Most Senate Republicans are still trying to figure out what it’s in the bill, authored by Graham of South Carolina and fellow Republican and Bill Cassidy of Louisiana. It would let states decide how to use federal money to help people get health coverage. The measure would end Obamacare’s requirements that individuals obtain health insurance and that most employers provide it to workers, and give states flexibility to address the needs of people with pre-existing medical conditions.
“There’s still some people undecided, and they’re encouraging people to make decisions, but time is running out,” Senator Ron Johnson of Wisconsin, a co-sponsor of the proposal, said after Senate Republicans discussed the bill at a closed-door lunch.
“We’re working very hard to see if we have consensus,” said second-ranking Senate Republican John Cornyn, who added that leaders haven’t decided whether they would hold a vote on the proposal even if it doesn’t get enough support.
McCain told reporters that a regular legislative process could yield 80 votes for a bill.
“Regular order is about having legislation, having hearings, having debate, having amendments, turning out a product,” McCain said.
Even if Republicans manage to get a bill through the Senate by September 30, the House would have to accept it with no changes. Graham said House Speaker Paul Ryan told him, “you send it to the House, and it’ll pass.”
The Graham-Cassidy measure strives to equalize Medicaid funding between states, which means that some House Republicans from Medicaid expansion states could find it hard to support. That includes states like New York and California, which stand to lose federal funds under Graham-Cassidy. Those states have only Democratic senators, but have some GOP House members.
Lawmakers won’t have much more information about the legislation by the time the Senate would have to vote. The CBO said Monday it will offer a partial assessment of the measure early next week, but that it won’t have estimates of its effects on the deficit, health-insurance coverage or premiums for at least several weeks. That could make it hard to win over several Republicans who opposed previous versions of repeal legislation.
McConnell has told senators he would bring up the bill if it had 50 votes, and under fast-track rules he could do so at any time before September 30, the end of the government’s fiscal year, when the rules expire and the GOP would have to start over.
Republicans can only lose two votes in the 52-48 Senate and still pass the measure, with Pence’s tie-breaker.

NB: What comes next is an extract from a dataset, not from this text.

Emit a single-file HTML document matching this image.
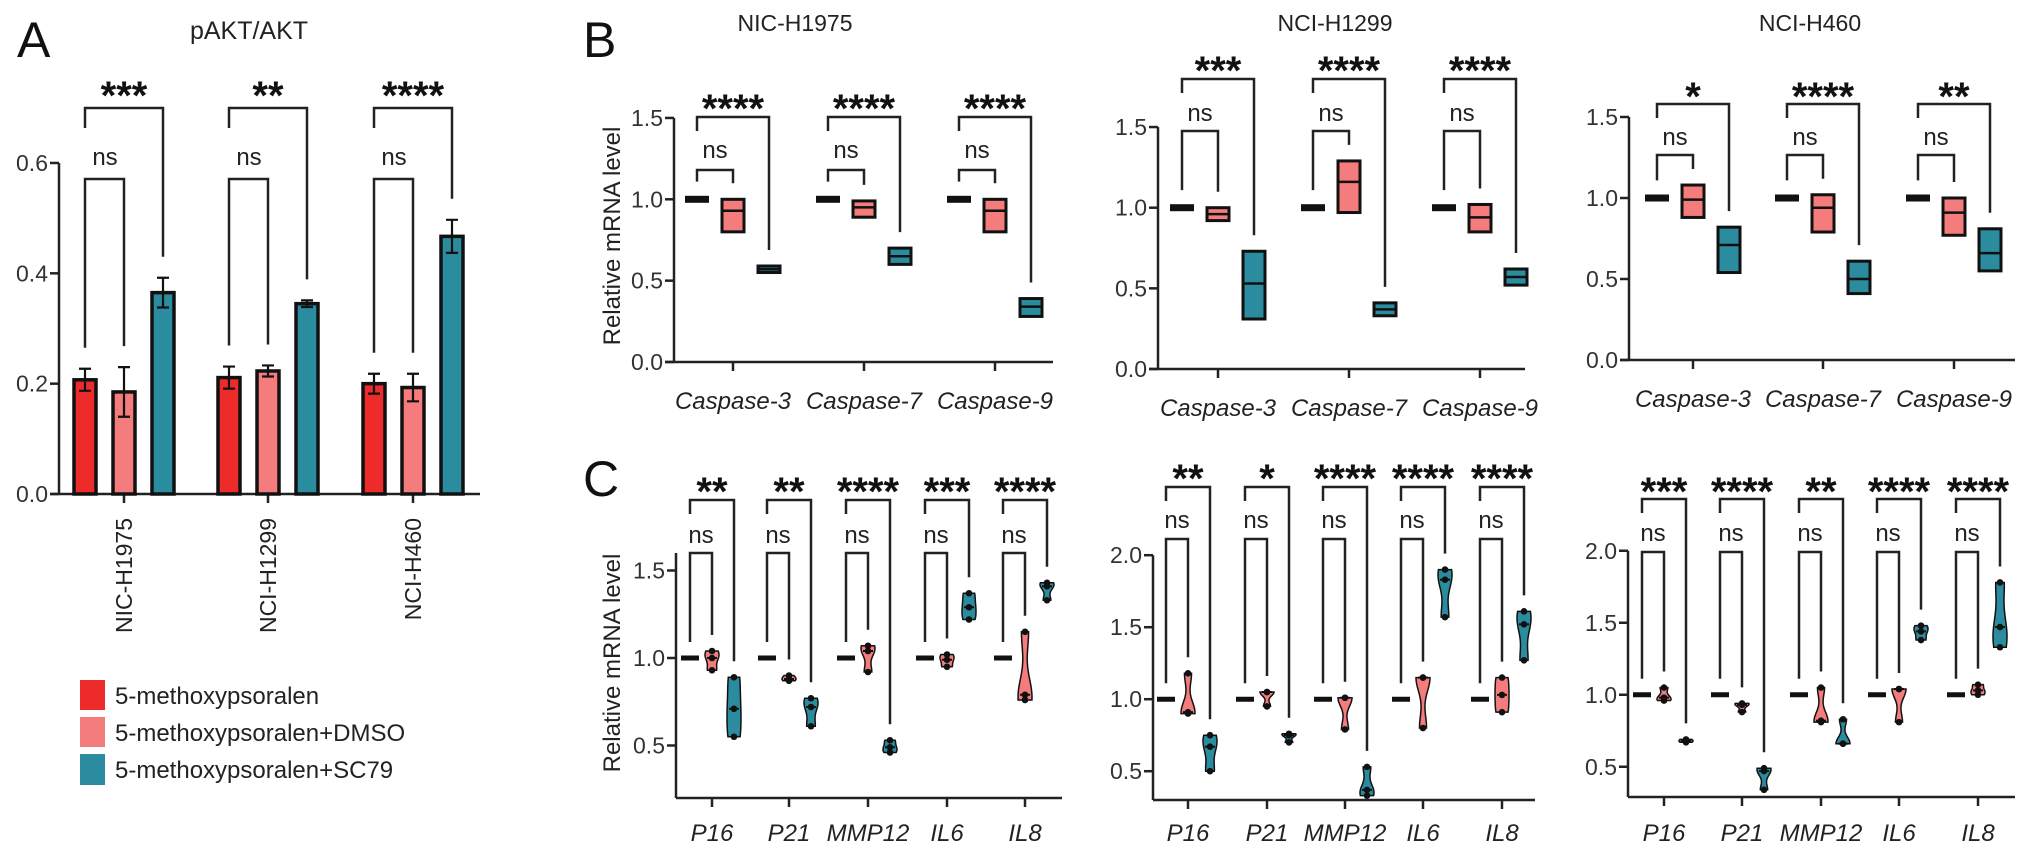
<!DOCTYPE html>
<html><head><meta charset="utf-8">
<style>
html,body{margin:0;padding:0;background:#fff;}
svg{display:block;font-family:"Liberation Sans",Arial,sans-serif;}
</style></head>
<body>
<svg id="fig" width="2032" height="854" viewBox="0 0 2032 854" xmlns="http://www.w3.org/2000/svg">
<rect x="0" y="0" width="2032" height="854" fill="#fff"/>
<text x="17" y="57" font-size="50" fill="#111">A</text>
<text x="583" y="57" font-size="50" fill="#111">B</text>
<text x="583" y="496" font-size="50" fill="#111">C</text>
<text x="249" y="39" font-size="25" fill="#222" text-anchor="middle">pAKT/AKT</text>
<g>
<rect x="80" y="680" width="25" height="30" fill="#ee2b2b"/>
<text x="115" y="704" font-size="24" fill="#222">5-methoxypsoralen</text>
<rect x="80" y="717" width="25" height="30" fill="#f47c7c"/>
<text x="115" y="741" font-size="24" fill="#222">5-methoxypsoralen+DMSO</text>
<rect x="80" y="754" width="25" height="31" fill="#2a8c9e"/>
<text x="115" y="778" font-size="24" fill="#222">5-methoxypsoralen+SC79</text>
</g>
</svg>
<script>
// ---------- Panel A data ----------
const aGroups = ['NIC-H1975','NCI-H1299','NCI-H460'];
const aMeans5MOP = [0.207, 0.211, 0.200];
const aMeansDMSO = [0.185, 0.223, 0.193];
const aMeansSC79 = [0.365, 0.345, 0.467];
const aErr5MOP = [0.020, 0.020, 0.018];
const aErrDMSO = [0.045, 0.010, 0.025];
const aErrSC79 = [0.027, 0.006, 0.030];
const aSig = ['***','**','****'];
const aTicks = [0.0, 0.2, 0.4, 0.6];
const aTickLabels = ['0.0','0.2','0.4','0.6'];

// ---------- Panel B data (min, mean, max) ----------
const bCats = ['Caspase-3','Caspase-7','Caspase-9'];
const bTicks = [0.0, 0.5, 1.0, 1.5];
const bTickLabels = ['0.0','0.5','1.0','1.5'];
const b1Ctrl = [[0.99,1.0,1.01],[0.99,1.0,1.01],[0.99,1.0,1.01]];
const b1DMSO = [[0.80,0.93,1.00],[0.89,0.95,0.99],[0.80,0.93,1.00]];
const b1SC79 = [[0.55,0.57,0.59],[0.60,0.65,0.70],[0.28,0.34,0.39]];
const b1Sig = ['****','****','****'];
const b2Ctrl = [[0.99,1.0,1.01],[0.99,1.0,1.01],[0.99,1.0,1.01]];
const b2DMSO = [[0.92,0.96,1.00],[0.97,1.16,1.29],[0.85,0.94,1.02]];
const b2SC79 = [[0.31,0.53,0.73],[0.33,0.37,0.41],[0.52,0.57,0.62]];
const b2Sig = ['***','****','****'];
const b3Ctrl = [[0.99,1.0,1.01],[0.99,1.0,1.01],[0.99,1.0,1.01]];
const b3DMSO = [[0.88,0.99,1.08],[0.79,0.94,1.02],[0.77,0.91,1.00]];
const b3SC79 = [[0.54,0.71,0.82],[0.41,0.50,0.61],[0.55,0.66,0.81]];
const b3Sig = ['*','****','**'];

// ---------- Panel C data (3 replicates each) ----------
const cCats = ['P16','P21','MMP12','IL6','IL8'];
const c1TickVals = [0.5, 1.0, 1.5];
const c1TickLabels = ['0.5','1.0','1.5'];
const c23TickVals = [0.5, 1.0, 1.5, 2.0];
const c23TickLabels = ['0.5','1.0','1.5','2.0'];
const cCtrl = [1.0, 1.0, 1.0];
const c1DMSO = [[0.93,1.00,1.04],[0.87,0.88,0.90],[0.92,1.04,1.07],[0.95,0.99,1.02],[0.76,0.79,1.15]];
const c1SC79 = [[0.55,0.71,0.89],[0.61,0.72,0.77],[0.46,0.49,0.53],[1.22,1.29,1.37],[1.33,1.41,1.43]];
const c1Sig = ['**','**','****','***','****'];
const c2DMSO = [[0.90,0.91,1.18],[0.95,1.05,1.05],[0.79,1.01,1.01],[0.80,1.15,1.15],[0.91,1.03,1.15]];
const c2SC79 = [[0.50,0.67,0.75],[0.70,0.75,0.76],[0.33,0.37,0.53],[1.57,1.83,1.90],[1.27,1.52,1.61]];
const c2Sig = ['**','*','****','****','****'];
const c3DMSO = [[0.96,0.98,1.05],[0.88,0.93,0.94],[0.81,0.82,1.05],[0.81,1.04,1.04],[1.00,1.03,1.07]];
const c3SC79 = [[0.67,0.68,0.69],[0.34,0.47,0.49],[0.66,0.66,0.83],[1.38,1.44,1.48],[1.33,1.47,1.78]];
const c3Sig = ['***','****','**','****','****'];

const NS = 'http://www.w3.org/2000/svg';
const svg = document.getElementById('fig');
const RED = '#ee2b2b', PINK = '#f47c7c', TEAL = '#2a8c9e', INK = '#222';
function mk(tag, a) { const e = document.createElementNS(NS, tag); for (const k in a) e.setAttribute(k, a[k]); svg.appendChild(e); return e; }
function txt(x, y, s, size, extra) { const t = mk('text', Object.assign({x:x, y:y, 'font-size':size, fill:INK}, extra || {})); t.textContent = s; return t; }

function bracket(x1, x2, top, e1, e2) {
  const p = mk('path', {d:`M${x1} ${e1} V${top} H${x2} V${e2}`, fill:'none', stroke:INK, 'stroke-width':2.5});
  
  
}
function stars(x, cy, s) {
  const t = txt(x, cy + 22, s, 40, {'text-anchor':'middle', 'font-weight':'bold', fill:'#111'});
  
  
}
function nsLabel(x, cy) {
  const t = txt(x, cy + 8, 'ns', 24, {'text-anchor':'middle'});
  
  
}
function yAxis(x, yTop, yBot, ticks, labels, yf, name) {
  const l = mk('line', {x1:x, y1:yTop, x2:x, y2:yBot, stroke:INK, 'stroke-width':2.5});
  
  
  ticks.forEach((v, i) => {
    const y = yf(v);
    const tk = mk('line', {x1:x - 9, y1:y, x2:x, y2:y, stroke:INK, 'stroke-width':2.5});
    
    
    const t = txt(x - 11, y + 8, labels[i], 23, {'text-anchor':'end', fill:'#333'});
    
    
  });
}
function xAxis(x1, x2, y, tickXs, name) {
  const l = mk('line', {x1:x1, y1:y, x2:x2, y2:y, stroke:INK, 'stroke-width':2.5});
  
  
  tickXs.forEach(tx => {
    const tk = mk('line', {x1:tx, y1:y, x2:tx, y2:y + 9, stroke:INK, 'stroke-width':2.5});
    
    
  });
}

// ================= Panel A =================
(function () {
  const ya = v => 494 - v * 551.7;
  const centers = [124, 268, 413];
  const offs = [-39, 0, 39];
  yAxis(59, ya(0.6), 494, aTicks, aTickLabels, ya, 'panel-a');
  xAxis(50, 480, 494, centers, 'panel-a');
  const series = [[aMeans5MOP, aErr5MOP, RED], [aMeansDMSO, aErrDMSO, PINK], [aMeansSC79, aErrSC79, TEAL]];
  centers.forEach((c, g) => {
    series.forEach((s, k) => {
      const m = s[0][g], e = s[1][g], x = c + offs[k];
      const r = mk('rect', {x:x - 11, y:ya(m), width:22, height:494 - ya(m), fill:s[2], stroke:'#111', 'stroke-width':3.5});
      
      
      const eb = mk('path', {d:`M${x} ${ya(m - e)} V${ya(m + e)} M${x - 6} ${ya(m - e)} H${x + 6} M${x - 6} ${ya(m + e)} H${x + 6}`, stroke:'#111', 'stroke-width':2.2, fill:'none'});
      
      
    });
    const top0 = ya(aMeans5MOP[g] + aErr5MOP[g]) - 21;
    const top1 = ya(aMeansDMSO[g] + aErrDMSO[g]) - 21;
    const top2 = ya(aMeansSC79[g] + aErrSC79[g]) - 21;
    bracket(c - 39, c + 39, 108, 128, top2);
    stars(c, 87, aSig[g]);
    bracket(c - 39, c, 179, top0, top1);
    nsLabel(c - 19, 157);
    const t = txt(c + 8, 518, aGroups[g], 23, {'text-anchor':'end', transform:`rotate(-90 ${c + 8} 518)`});
    
    
  });
})();

// ================= Panel B =================
function drawB(cfg, ctrl, dmso, sc79, sig) {
  const yf = v => cfg.y0 - v * cfg.ppu;
  yAxis(cfg.ax, yf(1.5), cfg.y0, bTicks, bTickLabels, yf, cfg.name);
  xAxis(cfg.ax - 9, cfg.xEnd, cfg.y0, cfg.cats, cfg.name);
  const tt = txt(cfg.titleX, 31, cfg.title, 23, {'text-anchor':'middle'});
  
  
  cfg.cats.forEach((c, i) => {
    const xs = [c - 36, c, c + 36];
    const cb = mk('rect', {x:xs[0] - 12, y:yf(1.0) - 3.5, width:24, height:7, fill:'#111'});
    
    
    [[dmso[i], PINK, xs[1]], [sc79[i], TEAL, xs[2]]].forEach(([d, col, x]) => {
      const r = mk('rect', {x:x - 11, y:yf(d[2]), width:22, height:Math.max(yf(d[0]) - yf(d[2]), 3), fill:col, stroke:'#111', 'stroke-width':3});
      
      
      const ml = mk('line', {x1:x - 11, y1:yf(d[1]), x2:x + 11, y2:yf(d[1]), stroke:'#111', 'stroke-width':2.5});
      
      
    });
    bracket(xs[0], xs[2], cfg.outerTop, cfg.outerTop + 14, yf(sc79[i][2]) - 16);
    stars(c, cfg.starsY, sig[i]);
    bracket(xs[0], xs[1], cfg.nsTop, yf(ctrl[i][2]) - 16, yf(dmso[i][2]) - 16);
    nsLabel(c - 18, cfg.nsY);
    const xl = txt(c, cfg.y0 + 47, bCats[i], 24, {'text-anchor':'middle', 'font-style':'italic'});
    
    
  });
}
drawB({name:'b-h1975', ax:674, y0:362, ppu:162.7, xEnd:1053, cats:[733,864,995], starsY:100, outerTop:117, nsY:150, nsTop:170, title:'NIC-H1975', titleX:795}, b1Ctrl, b1DMSO, b1SC79, b1Sig);
drawB({name:'b-h1299', ax:1158, y0:369, ppu:161.3, xEnd:1525, cats:[1218,1349,1480], starsY:62, outerTop:79, nsY:113, nsTop:131, title:'NCI-H1299', titleX:1335}, b2Ctrl, b2DMSO, b2SC79, b2Sig);
drawB({name:'b-h460', ax:1629, y0:360, ppu:162, xEnd:2015, cats:[1693,1823,1954], starsY:88, outerTop:104, nsY:137, nsTop:155, title:'NCI-H460', titleX:1810}, b3Ctrl, b3DMSO, b3SC79, b3Sig);
(function () {
  const t = txt(612, 236, 'Relative mRNA level', 24, {'text-anchor':'middle', transform:'rotate(-90 612 236)', dy:8});
  
  
})();

// ================= Panel C =================
function violin(x, pts, col, yf) {
  const mn = Math.min(...pts), mx = Math.max(...pts);
  const bw = Math.max((mx - mn) * 0.28, 0.015);
  const N = 30, left = [], right = [], dens = [];
  let dmax = 0;
  for (let k = 0; k <= N; k++) {
    const v = mn + (mx - mn) * k / N;
    let d = 0; pts.forEach(p => { d += Math.exp(-0.5 * ((v - p) / bw) ** 2); });
    dens.push([v, d]); if (d > dmax) dmax = d;
  }
  dens.forEach(([v, d]) => { const w = 7 * d / dmax; left.push(`${x - w},${yf(v)}`); right.unshift(`${x + w},${yf(v)}`); });
  const pg = mk('polygon', {points:left.concat(right).join(' '), fill:col, stroke:'#111', 'stroke-width':1.5});
  
  
  const sorted = pts.slice().sort((a, b) => a - b);
  const ml = mk('line', {x1:x - 5, y1:yf(sorted[1]), x2:x + 5, y2:yf(sorted[1]), stroke:'#111', 'stroke-width':2});
  
  
  pts.forEach(p => {
    const c = mk('circle', {cx:x, cy:yf(p), r:3.3, fill:'#111'});
    
    
  });
}
function drawC(cfg, dmso, sc79, sig, ticks, labels) {
  const yf = v => cfg.yb - (v - cfg.v0) * cfg.ppu;
  yAxis(cfg.ax, yf(cfg.vTop), cfg.yb, ticks, labels, yf, cfg.name);
  xAxis(cfg.ax, cfg.xEnd, cfg.yb, cfg.cats, cfg.name);
  cfg.cats.forEach((c, i) => {
    const xs = [c - 22, c, c + 22];
    const cl = mk('line', {x1:xs[0] - 9, y1:yf(cCtrl[0]), x2:xs[0] + 9, y2:yf(cCtrl[0]), stroke:'#111', 'stroke-width':5});
    
    
    violin(xs[1], dmso[i], PINK, yf);
    violin(xs[2], sc79[i], TEAL, yf);
    bracket(xs[0], xs[2], cfg.outerTop, cfg.outerTop + 14, yf(Math.max(...sc79[i])) - 16);
    stars(c, cfg.starsY, sig[i]);
    bracket(xs[0], xs[1], cfg.nsTop, yf(Math.max(...cCtrl)) - 16, yf(Math.max(...dmso[i])) - 16);
    nsLabel(c - 11, cfg.nsY);
    const xl = txt(c, 841, cCats[i], 24, {'text-anchor':'middle', 'font-style':'italic'});
    
    
  });
}
drawC({name:'c-h1975', ax:676, yb:798, v0:0.2, ppu:175, vTop:1.6, xEnd:1062, cats:[712,789,868,947,1025], starsY:483, outerTop:500, nsY:535, nsTop:553}, c1DMSO, c1SC79, c1Sig, c1TickVals, c1TickLabels);
drawC({name:'c-h1299', ax:1153, yb:800, v0:0.30, ppu:144, vTop:2.0, xEnd:1535, cats:[1188,1267,1345,1423,1502], starsY:470, outerTop:487, nsY:520, nsTop:539}, c2DMSO, c2SC79, c2Sig, c23TickVals, c23TickLabels);
drawC({name:'c-h460', ax:1628, yb:797, v0:0.29, ppu:144, vTop:2.0, xEnd:2015, cats:[1664,1742,1821,1899,1978], starsY:483, outerTop:499, nsY:533, nsTop:552}, c3DMSO, c3SC79, c3Sig, c23TickVals, c23TickLabels);
(function () {
  const t = txt(612, 663, 'Relative mRNA level', 24, {'text-anchor':'middle', transform:'rotate(-90 612 663)', dy:8});
  
  
})();
</script>
</body></html>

Republican Rand Paul of Kentucky said Monday he’s opposed to the Graham-Cassidy bill, saying it doesn’t go far enough.
Two other Republicans—Susan Collins of Maine and Lisa Murkowski of Alaska—have voted against every repeal bill considered this year in the Senate, citing cuts to Medicaid and Planned Parenthood as well as provisions that would erode protections for those with pre-existing conditions. The Graham-Cassidy bill contains similar provisions on those three areas.
Collins said Monday the proposal’s effects on Medicaid were “of great concern to me,” and after Tuesday’s meeting she said she hadn’t gotten any new information to make a decision.
Murkowski has also declined to state a position while she assesses the measure’s impact on her state. “It’s not that I’m being evasive, it’s that I’m trying to be diligent,” Murkowski said Tuesday.
Alaska Governor Bill Walker, an independent, was among the 10 governors who wrote to McConnell and Schumer asking the Senate not to consider the bill.